While the national conversation about ridding social media of white-nationalist and other far-right-extremist content focuses around “deplatforming” such voices, the more traditional route for combating such material—suing the bejeesus out of the people who inflict harm on innocents in the name of spreading their hate—continues apace.
A federal judge in Columbus, Ohio, last week awarded $4.1 million in damages to radio host/comedian Dean Obeidallah, a Muslim American, in his lawsuit against Andrew Anglin, publisher of the neo-Nazi website The Daily Stormer. Anglin’s site had published a series of posts in June 2017 accusing him of masterminding the terrorist attack against an Ariana Grande concert a month before.

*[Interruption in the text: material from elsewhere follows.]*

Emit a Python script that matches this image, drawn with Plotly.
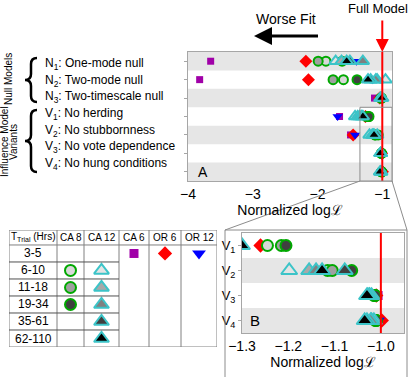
import plotly.graph_objects as go

W, H = 411, 377
FONT = "Arial, Liberation Sans, sans-serif"

# ---- data -------------------------------------------------------------
model_labels = ["N<sub>1</sub>: One-mode null", "N<sub>2</sub>: Two-mode null",
                "N<sub>3</sub>: Two-timescale null", "V<sub>1</sub>: No herding",
                "V<sub>2</sub>: No stubbornness", "V<sub>3</sub>: No vote dependence",
                "V<sub>4</sub>: No hung conditions"]
inset_labels = ["V<sub>1</sub>", "V<sub>2</sub>", "V<sub>3</sub>", "V<sub>4</sub>"]
trial_bins = ["3-5", "6-10", "11-18", "19-34", "35-61", "62-110"]
table_cols = ["T<sub>Trial</sub> (Hrs)", "CA 8", "CA 12", "CA 6", "OR 6", "OR 12"]
top_ticks = [-4, -3, -2, -1]
inset_ticks = [-1.3, -1.2, -1.1, -1.0]

# normalized log-likelihood, order N1 N2 N3 V1 V2 V3 V4
ca6_3_5 = [-3.65, -3.82, -1.12, -1.66, -1.49, -1.006, -1.01]
or6_3_5 = [-2.18, -2.14, -1.04, -1.26, -1.45, -1.01, -0.998]
or12_3_5 = [-1.40, -1.15, -1.03, -1.69, -1.42, -1.012, -1.005]
ca8_6_10 = [-1.87, -1.60, -1.02, -1.245, -1.115, -1.015, -1.012]
ca8_11_18 = [-1.99, -1.76, -1.02, -1.215, -1.105, -1.013, -1.01]
ca8_19_34 = [-1.62, -1.39, -1.01, -1.205, -1.063, -1.012, -1.01]
ca12_6_10 = [-1.72, -0.95, -1.00, -1.42, -1.198, -1.024, -1.015]
ca12_11_18 = [-1.63, -1.08, -1.02, -1.38, -1.155, -1.02, -1.02]
ca12_19_34 = [-1.30, -1.10, -1.03, -1.35, -1.14, -1.025, -1.022]
ca12_35_61 = [-1.50, -1.18, -1.02, -1.32, -1.078, -1.028, -1.03]
ca12_62_110 = [-1.55, -1.22, -1.01, -1.30, -1.127, -1.03, -1.035]

# (values, table column, trial bin, symbol, fill, edge)
series = [
    (ca6_3_5, "CA 6", "3-5", "square", "#a000a8", None),
    (or6_3_5, "OR 6", "3-5", "diamond", "#ff0000", None),
    (or12_3_5, "OR 12", "3-5", "triangle-down", "#0000ff", None),
    (ca8_6_10, "CA 8", "6-10", "circle", "#d8d8d8", "#00a800"),
    (ca8_11_18, "CA 8", "11-18", "circle", "#a0a0a0", "#00a800"),
    (ca8_19_34, "CA 8", "19-34", "circle", "#404040", "#00a800"),
    (ca12_6_10, "CA 12", "6-10", "triangle-up", "#e4e4e4", "#3cc4c8"),
    (ca12_11_18, "CA 12", "11-18", "triangle-up", "#a8a8a8", "#3cc4c8"),
    (ca12_19_34, "CA 12", "19-34", "triangle-up", "#808080", "#3cc4c8"),
    (ca12_35_61, "CA 12", "35-61", "triangle-up", "#404040", "#3cc4c8"),
    (ca12_62_110, "CA 12", "62-110", "triangle-up", "#000000", "#3cc4c8"),
]
sizes = {"square": (7, 9, 9), "diamond": (10, 11, 11), "triangle-down": (9, 11, 12),
         "circle": (9, 11, 11), "triangle-up": (11, 14, 13)}


def px(x):
    return x / W


def py(y):
    return 1 - y / H


col_edges = [0, 48, 75, 110, 140, 172, 208]
col_mid = {c: (col_edges[i] + col_edges[i + 1]) / 2 for i, c in enumerate(table_cols)}
rows = list(range(1, len(model_labels) + 1))

fig = go.Figure()
for vals, col, tbin, sym, fill, edge in series:
    s_top, s_in, s_tab = sizes[sym]
    lw = 2 if edge else 0
    mk = dict(symbol=sym, color=fill, line=dict(color=edge or fill, width=lw))
    fig.add_trace(go.Scatter(x=vals, y=rows, mode="markers", xaxis="x", yaxis="y",
                             marker=dict(mk, size=s_top), hoverinfo="x"))
    fig.add_trace(go.Scatter(x=vals[3:], y=[r - 3 for r in rows[3:]], mode="markers",
                             xaxis="x2", yaxis="y2", marker=dict(mk, size=s_in), hoverinfo="x"))
    fig.add_trace(go.Scatter(x=[col_mid[col]], y=[trial_bins.index(tbin)], mode="markers",
                             xaxis="x3", yaxis="y3", marker=dict(mk, size=s_tab), hoverinfo="skip"))

shapes = []
gray_band = "#e6e6e6"
for r in rows[::2]:
    shapes.append(dict(type="rect", xref="x domain", yref="y", x0=0, x1=1, y0=r - 0.5, y1=r + 0.5,
                       fillcolor=gray_band, line_width=0, layer="below"))
for r in [2, 4]:
    shapes.append(dict(type="rect", xref="x2 domain", yref="y2", x0=0, x1=1, y0=r - 0.5, y1=r + 0.5,
                       fillcolor=gray_band, line_width=0, layer="below"))
# full model line
shapes.append(dict(type="line", xref="x", yref="y domain", x0=-1, x1=-1, y0=0, y1=1,
                   line=dict(color="#ff0000", width=2)))
shapes.append(dict(type="line", xref="x2", yref="y2 domain", x0=-1, x1=-1, y0=0, y1=1,
                   line=dict(color="#ff0000", width=2)))
# zoom region and connectors
shapes.append(dict(type="rect", xref="x", yref="y", x0=-1.345, x1=-0.85, y0=3.5, y1=7.5,
                   line=dict(color="#8c8c8c", width=1)))
shapes.append(dict(type="rect", xref="paper", yref="paper", x0=px(225), x1=px(407), y0=py(230), y1=py(380),
                   line=dict(color="#8c8c8c", width=1)))
shapes.append(dict(type="line", xref="paper", yref="paper", x0=px(360), y0=py(181), x1=px(225), y1=py(230),
                   line=dict(color="#8c8c8c", width=1)))
shapes.append(dict(type="line", xref="paper", yref="paper", x0=px(392), y0=py(181), x1=px(407), y1=py(230),
                   line=dict(color="#8c8c8c", width=1)))


def brace(x_tip, x_mid, x_end, y_top, y_bot):
    ym = (y_top + y_bot) / 2
    P = lambda x, y: f"{px(x):.5f},{py(y):.5f}"
    return (f"M {P(x_end, y_top)} Q {P(x_mid, y_top)} {P(x_mid, y_top + 6)} "
            f"L {P(x_mid, ym - 6)} Q {P(x_mid, ym)} {P(x_tip, ym)} "
            f"Q {P(x_mid, ym)} {P(x_mid, ym + 6)} L {P(x_mid, y_bot - 6)} "
            f"Q {P(x_mid, y_bot)} {P(x_end, y_bot)}")


for yt, yb in [(58, 102), (110, 172)]:
    shapes.append(dict(type="path", xref="paper", yref="paper", path=brace(25, 31, 37, yt, yb),
                       line=dict(color="black", width=2.5)))

# table grid
tab_line = dict(color="#808080", width=1)
for e in col_edges:
    shapes.append(dict(type="line", xref="x3", yref="y3", x0=e, x1=e, y0=-1.38, y1=5.5, line=tab_line))
for yv in [-1.38, -0.5, 5.5]:
    shapes.append(dict(type="line", xref="x3", yref="y3", x0=0, x1=col_edges[-1], y0=yv, y1=yv, line=tab_line))
for i in range(len(trial_bins) - 1):
    shapes.append(dict(type="line", xref="x3", yref="y3", x0=0, x1=col_edges[3], y0=i + 0.5, y1=i + 0.5,
                       line=dict(color="#505050", width=1)))


def note(text, x, y, size, **kw):
    d = dict(text=text, x=px(x), y=py(y), xref="paper", yref="paper", xanchor="center",
             yanchor="middle", showarrow=False, font=dict(size=size))
    d.update(kw)
    return d


ann = []
for i, lab in enumerate(model_labels):
    ann.append(note(lab, 43, 64 + i * 16.7, 12, xanchor="left"))
ann.append(note("Null Models", 8, 79, 10, textangle=-90))
ann.append(note("Influence Model", 5, 142, 10, textangle=-90))
ann.append(note("Variants", 14, 142, 10, textangle=-90))
ann.append(note("Worse Fit", 286, 19, 14))
ann.append(note("Full Model", 378, 8, 13))
ann.append(dict(text=" ", x=px(254), y=py(36), xref="paper", yref="paper", showarrow=True,
                ax=66, ay=0, arrowhead=2, arrowwidth=3, arrowsize=1.2, arrowcolor="black", standoff=0,
                font=dict(size=2)))
ann.append(dict(text=" ", x=-1, y=py(52), xref="x", yref="paper", showarrow=True,
                ax=0, ay=-34, arrowhead=2, arrowwidth=2, arrowsize=1.3, arrowcolor="#ff0000", standoff=0,
                font=dict(size=2)))
ann.append(dict(text="A", x=px(196), y=7, xref="paper", yref="y", xanchor="left",
                showarrow=False, font=dict(size=14)))
ann.append(dict(text="B", x=px(248), y=4, xref="paper", yref="y2", xanchor="left",
                showarrow=False, font=dict(size=15)))
for c in table_cols:
    ann.append(dict(text=c, x=col_mid[c], y=-0.94, xref="x3", yref="y3", showarrow=False,
                    xanchor="center", font=dict(size=10)))
for i, b in enumerate(trial_bins):
    ann.append(dict(text=b, x=col_mid[table_cols[0]], y=i, xref="x3", yref="y3", showarrow=False,
                    xanchor="center", font=dict(size=12)))

box = dict(showline=True, mirror=True, linecolor="#a6a6a6", linewidth=1, showgrid=False, zeroline=False)
fig.update_layout(
    width=W, height=H, margin=dict(l=0, r=0, t=0, b=0, autoexpand=False), showlegend=False,
    plot_bgcolor="white", paper_bgcolor="white",
    font=dict(family=FONT, color="black", size=12),
    shapes=shapes, annotations=ann,
    xaxis=dict(box, domain=[px(188), px(392)], range=[-4, -0.85], anchor="y",
               tickvals=top_ticks, tickfont=dict(size=14),
               title=dict(text="Normalized log\u2112", font=dict(size=14), standoff=4)),
    yaxis=dict(box, domain=[py(181), py(52)], range=[7.5, 0.5], anchor="x",
               tickvals=rows, showticklabels=False, ticks="outside", ticklen=3, tickcolor="#a6a6a6"),
    xaxis2=dict(box, domain=[px(242), px(404)], range=[-1.3, -0.95], anchor="y2",
                tickvals=inset_ticks, tickformat=".1f", tickfont=dict(size=14),
                title=dict(text="Normalized log\u2112", font=dict(size=14), standoff=4)),
    yaxis2=dict(box, domain=[py(333), py(233)], range=[4.5, 0.5], anchor="x2",
                tickvals=[1, 2, 3, 4], ticktext=inset_labels, tickfont=dict(size=13),
                ticks="outside", ticklen=3, tickcolor="#a6a6a6"),
    xaxis3=dict(domain=[px(9), px(217)], range=[0, col_edges[-1]], anchor="y3", visible=False),
    yaxis3=dict(domain=[py(347), py(230)], range=[5.5, -1.38], anchor="x3", visible=False),
)

fig.write_html("out.html", config={"displayModeBar": False},
               post_script="document.body.style.margin='0';")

As Obeidallah detailed in the suit, the day after he had published a piece at The Daily Beast calling out Donald Trump for refusing to use the words “white supremacist terrorism,” Anglin began a campaign of harassment against him in which he urged his readers to “confront” the writer. He also published a series of fake tweets allegedly written by Obeidallah celebrating the attack and claiming responsibility for it.
U.S. District Court Judge Edmund Sargus Jr. found that nothing in Anglin’s posts constituted protected speech, and issued an injunction ordering the posts removed from the website.
“As a Muslim being attacked with the worst anti-Muslim trope you can say, is that I'm a Muslim I'm a terrorist,” Obeidallah told NPR. “It was painful to have friends and family express concerns. It was painful to contact security at Daily Beast and my radio channel to say, ‘Hey, we might be visited by white supremacists coming to kill me and they might kill innocent people I work with.’ That was all horrible.”
This is hardly Anglin’s only tango with multimillion-dollar lawsuits. He and the Stormer—a genuinely vile publication named after the newspaper published by the infamous German Nazi Julius Streicher, Der Stürmer—also face a major lawsuit from a Montana woman, Tanya Gersh, who was subjected to a neo-Nazi “troll storm” at Anglin’s hands in 2016.
Due to that lawsuit, Anglin reportedly now spends all his time overseas. He claims it’s too dangerous for him to return to the United States because of the suit. In the meantime, the judge in that case has ruled that he has no First Amendment defense in the case, and that Anglin has in fact forfeited his defense by refusing to return; his attorneys subsequently withdrew from the case.
Anglin is also not the only prominent right-wing extremist facing a potentially ruinous lawsuit arising from the harassment campaigns they led. Infowars conspiracy theorist Alex Jones faces a similar suit from the parents of the victims of the 2012 Sandy Hook Elementary School massacre, who were plagued with an onslaught from Infowars fans who believed Jones’s claims that the tragedy was actually a “false flag” operation intended to fuel gun control laws, and that the children in reality had never existed. Last week, lawyers for the parents claimed that Jones attempted to send them child pornography.
Jones has tried to blame his long career making these and similarly false and outrageous claims in support of his conspiracy theories on a “psychosis” caused by the government.